Yesterday afternoon I took a trip to the CBD, and I caught a 111. The bus driver told me that he was 15 minutes late because two buses had broken down on the busway and the entire timetable was out of whack.

Funny thing is this - I didn't notice he was hugely late. In fact, there was no perceptible difference! The bus turned up within 1 minute of me walking down to the busway platform and I didn't suffer any delay at all.

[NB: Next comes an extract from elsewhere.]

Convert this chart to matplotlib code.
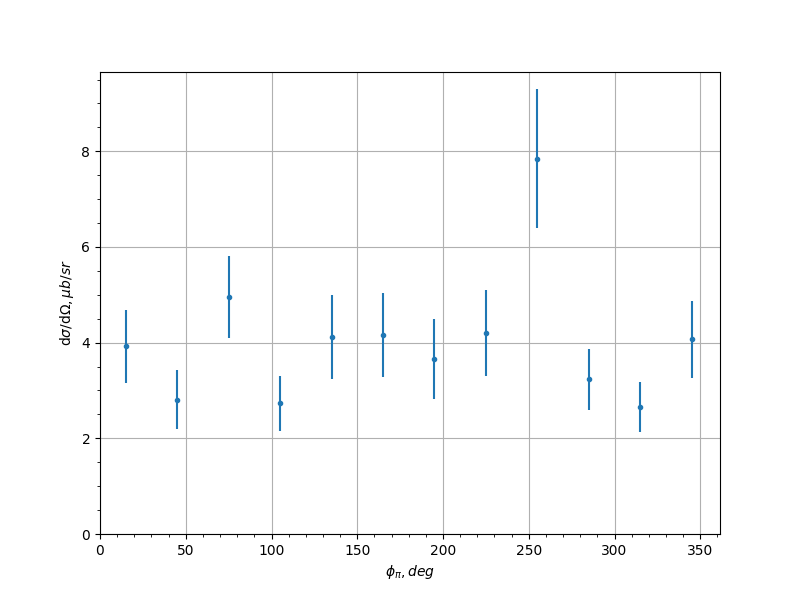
import matplotlib
matplotlib.use('Agg')
import matplotlib.pyplot as plt
import numpy as np

# Datos
phi = np.array([15, 45, 75, 105, 135, 165, 195, 225, 255, 285, 315, 345])
xsec = np.array([3.92, 2.81, 4.96, 2.73, 4.12, 4.16, 3.66, 4.20, 7.85, 3.23, 2.65, 4.07])
xsec_err = np.array([0.76, 0.62, 0.86, 0.57, 0.88, 0.88, 0.83, 0.90, 1.45, 0.63, 0.52, 0.81])

fig, ax = plt.subplots(figsize=(8, 6), dpi=100)
ax.errorbar(phi, xsec, yerr=xsec_err, fmt='.')
ax.set_xlim(left=0)
ax.set_ylim(bottom=0)
ax.minorticks_on()
ax.grid(True, which='major')
ax.set_xlabel(r'$\phi_\pi, deg$')
ax.set_ylabel(r'd$\sigma$/d$\Omega, \mu b/sr$')
fig.savefig('out.png')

In fact, had he not said anything, I would have been totally oblivious to the fact that the bus was late.



QuoteFor a simple model of why this matters, imagine that you have a bus line running every 10 minutes, and every single bus is exactly 10 minutes late.  From the standpoint of a classic on-time performance measure (which typically counts the percentage of trips that are more than five minutes late) this situation would be described as 100% failure, because 100% of all trips are late.  From the customer's standpoint, on the other hand, this would be perfection: buses are coming every 10 minutes, exactly as promised.  Much more about this conundrum, and the choices it requires us to confront, here.

Quote
Suppose you went out to catch a bus that's supposed to come every 10 minutes, but every bus on the line was exactly 10 minutes late.  By any lateness standard, that would count as total failure.  But by any appropriate standard, it would be perfection.  You wouldn't know anything was wrong, and in a well-managed system, nothing would be wrong. 

So at high frequencies, "on time" shouldn't be about the time the bus arrives, but the actual frequency, i.e. the elapsed time between consecutive buses.  A standard might say that 90% of the time, the next bus will come in no more than 150% of the published headway -- i.e. 90% of the time you won't wait more than 15 minutes if the published frequency is 10 minutes.